Stories will save us: PR’s responsibility to the world
Brandon Wolf, survivor of the Pulse nightclub shooting and press secretary for the Human Rights Campaign, spoke at PR Daily’s Media Relations Conference.
Drew Leinonen and Juan Guerrero were in love.
“They were that obnoxious couple that, when they’re in a room full of 100 people, it’s like they don’t even know anybody else exists,” said Brandon Wolf, national press secretary for the Human Rights Campaign — and Drew’s best friend.
“We were the three musketeers who traveled together, we loved New Year’s Eve, twirling under a disco ball, making promises to each other.”
It was the kind of life that Wolf never thought that people like him — Black, gay, from a rural Oregon town — could experience.
And once he had it, it was a life and a love Wolf thought he would experience forever, with his best friend and his soon-to-be-fiancé. It felt like a life out of a storybook.

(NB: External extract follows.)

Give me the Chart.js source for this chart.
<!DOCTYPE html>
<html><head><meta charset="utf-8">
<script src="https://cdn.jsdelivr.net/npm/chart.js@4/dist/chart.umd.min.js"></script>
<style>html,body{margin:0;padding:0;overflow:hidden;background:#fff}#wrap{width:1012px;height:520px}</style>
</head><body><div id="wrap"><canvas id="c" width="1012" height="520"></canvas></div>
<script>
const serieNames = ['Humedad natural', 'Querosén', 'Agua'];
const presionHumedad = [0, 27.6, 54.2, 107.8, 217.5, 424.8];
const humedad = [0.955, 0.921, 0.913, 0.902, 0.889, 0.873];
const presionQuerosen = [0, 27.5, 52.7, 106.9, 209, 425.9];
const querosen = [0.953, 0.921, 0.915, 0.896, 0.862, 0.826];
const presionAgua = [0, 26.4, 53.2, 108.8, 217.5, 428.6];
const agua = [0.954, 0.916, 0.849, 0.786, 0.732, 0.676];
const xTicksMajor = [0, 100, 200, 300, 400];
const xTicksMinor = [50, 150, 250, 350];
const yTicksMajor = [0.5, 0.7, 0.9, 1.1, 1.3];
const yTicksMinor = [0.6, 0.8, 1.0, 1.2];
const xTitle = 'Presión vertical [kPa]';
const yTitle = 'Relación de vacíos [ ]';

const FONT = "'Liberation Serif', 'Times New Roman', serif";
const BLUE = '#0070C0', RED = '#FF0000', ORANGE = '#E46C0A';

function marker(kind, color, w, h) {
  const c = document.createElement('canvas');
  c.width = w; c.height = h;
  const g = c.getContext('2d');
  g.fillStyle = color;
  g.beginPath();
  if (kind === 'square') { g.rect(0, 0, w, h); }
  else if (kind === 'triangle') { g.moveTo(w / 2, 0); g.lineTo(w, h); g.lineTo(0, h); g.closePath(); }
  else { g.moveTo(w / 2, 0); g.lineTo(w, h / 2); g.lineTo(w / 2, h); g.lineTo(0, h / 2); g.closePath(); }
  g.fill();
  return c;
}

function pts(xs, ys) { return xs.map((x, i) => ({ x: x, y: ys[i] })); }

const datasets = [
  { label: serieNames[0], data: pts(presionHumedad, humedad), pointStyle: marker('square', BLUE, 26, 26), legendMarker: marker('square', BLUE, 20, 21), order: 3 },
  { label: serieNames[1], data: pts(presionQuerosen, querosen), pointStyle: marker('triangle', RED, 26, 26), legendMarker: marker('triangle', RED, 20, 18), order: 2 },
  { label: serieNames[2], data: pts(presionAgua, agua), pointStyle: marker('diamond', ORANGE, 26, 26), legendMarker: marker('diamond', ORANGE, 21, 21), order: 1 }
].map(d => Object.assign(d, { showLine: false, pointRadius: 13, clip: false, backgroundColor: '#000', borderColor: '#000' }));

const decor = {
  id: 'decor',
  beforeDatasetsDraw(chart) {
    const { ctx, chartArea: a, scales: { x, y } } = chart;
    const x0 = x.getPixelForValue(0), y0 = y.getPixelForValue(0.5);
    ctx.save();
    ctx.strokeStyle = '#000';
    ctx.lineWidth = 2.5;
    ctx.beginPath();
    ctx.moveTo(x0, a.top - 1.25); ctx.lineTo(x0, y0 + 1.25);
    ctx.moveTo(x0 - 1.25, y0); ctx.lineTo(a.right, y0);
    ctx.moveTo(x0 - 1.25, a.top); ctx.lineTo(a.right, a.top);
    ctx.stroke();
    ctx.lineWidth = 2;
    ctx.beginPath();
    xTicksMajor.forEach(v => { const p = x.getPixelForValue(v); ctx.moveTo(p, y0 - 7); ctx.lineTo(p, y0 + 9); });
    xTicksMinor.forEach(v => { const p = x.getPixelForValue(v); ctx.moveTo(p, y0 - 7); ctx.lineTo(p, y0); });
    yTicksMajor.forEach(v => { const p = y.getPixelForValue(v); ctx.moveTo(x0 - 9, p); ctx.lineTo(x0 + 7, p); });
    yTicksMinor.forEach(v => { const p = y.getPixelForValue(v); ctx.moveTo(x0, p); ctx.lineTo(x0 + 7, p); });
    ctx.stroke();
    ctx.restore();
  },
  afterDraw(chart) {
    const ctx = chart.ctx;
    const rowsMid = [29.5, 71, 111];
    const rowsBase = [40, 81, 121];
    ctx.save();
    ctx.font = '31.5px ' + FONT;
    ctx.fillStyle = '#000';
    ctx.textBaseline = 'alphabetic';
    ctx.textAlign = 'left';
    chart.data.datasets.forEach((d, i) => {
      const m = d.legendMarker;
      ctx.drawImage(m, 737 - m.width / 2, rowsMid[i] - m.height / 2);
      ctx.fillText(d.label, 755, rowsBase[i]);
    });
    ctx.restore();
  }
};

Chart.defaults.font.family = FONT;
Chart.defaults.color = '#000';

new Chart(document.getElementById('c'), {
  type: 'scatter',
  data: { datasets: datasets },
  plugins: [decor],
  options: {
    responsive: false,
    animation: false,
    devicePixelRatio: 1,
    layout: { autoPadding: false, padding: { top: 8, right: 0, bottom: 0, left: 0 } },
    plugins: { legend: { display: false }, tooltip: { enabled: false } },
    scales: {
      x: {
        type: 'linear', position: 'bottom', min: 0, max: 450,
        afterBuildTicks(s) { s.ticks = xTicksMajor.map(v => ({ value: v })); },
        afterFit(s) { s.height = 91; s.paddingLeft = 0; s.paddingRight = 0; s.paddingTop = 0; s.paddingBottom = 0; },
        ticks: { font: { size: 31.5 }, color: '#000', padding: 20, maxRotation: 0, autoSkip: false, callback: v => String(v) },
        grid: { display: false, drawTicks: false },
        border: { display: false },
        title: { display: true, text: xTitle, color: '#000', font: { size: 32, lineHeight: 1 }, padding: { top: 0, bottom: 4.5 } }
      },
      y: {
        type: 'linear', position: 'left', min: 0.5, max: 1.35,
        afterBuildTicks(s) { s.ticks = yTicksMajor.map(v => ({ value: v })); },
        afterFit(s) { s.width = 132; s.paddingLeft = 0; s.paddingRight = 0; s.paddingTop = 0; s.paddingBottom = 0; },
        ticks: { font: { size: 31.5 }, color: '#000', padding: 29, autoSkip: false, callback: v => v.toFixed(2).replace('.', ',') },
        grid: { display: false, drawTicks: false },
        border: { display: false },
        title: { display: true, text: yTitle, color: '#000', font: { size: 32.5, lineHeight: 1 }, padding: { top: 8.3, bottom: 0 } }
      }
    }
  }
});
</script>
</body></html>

Then on June 12, 2016, a man opened fire at Pulse nightclub in Orlando and murdered 49 people. Almost all of the victims were LGBTQ+ people of color.
Wolf, who was washing his hands in the bathroom when the shooting began, survived. Drew and Juan, who had been in each other’s arms in the club, were killed.
That’s when Wolf’s storybook life turned into a very different kind of tale — but one he knew he had to tell.
“I started sharing my story because I wanted Drew and Juan to matter,” Wolf said to a silent, intent crowd at PR Daily’s Media Relations Conference in Washington, D.C. “Not just because of how they died, but because of how they lived.”
As he began relating that story in speeches and through his bestselling book, “A Place for Us,” he found that it resonated, even with people who did not look like him or love like him.
“We are in a pivotal moment that demands we tell bold, authentic stories, that we step out and do the courageous thing,” Wolf said. “We have AI algorithms that are forcing us into social media ecosystems that simply tell us, over and over again, we’re the smartest person on earth and anyone who disagrees with us is wrong. We have distrust in traditional media institutions at sky-high levels, feeding disinformation behind the epidemic of loneliness, that is driving people to political ruptures.”
It is, Wolf said, through telling stories and sharing our authentic selves that we can even begin to heal the deep fissures between us — not only as a nation and a global community, but as human beings.
“We as professionals have a responsibility to help others understand that everyone has a story to tell, that everyone has value that they’re bringing to the table,” Wolf said. “We have a responsibility to tell people’s stories holistically.”
Carrying Drew’s casket at his funeral, Wolf made a vow to his best friend that he would build a world his best friend would be proud of. A world where everyone’s life, and everyone’s story, matters.
And as a PR professional himself, Wolf understands the unique role the profession has in creating that world. It’s through the power of storytelling that we can build empathy instead of hatred, connection instead of isolation, understanding instead of fear.
“The easy thing to do in society today is to give in to fear and isolation and sensationalism,” Wolf said. “It’s to tell the same old regurgitated stories over and over again, to pigeonhole people into their buckets. The courageous thing to do is to tell the comeback story. The courageous thing to do is to tell the whole story. The courageous thing to do is to pull at people’s natural desire for resilience and hope and optimism.”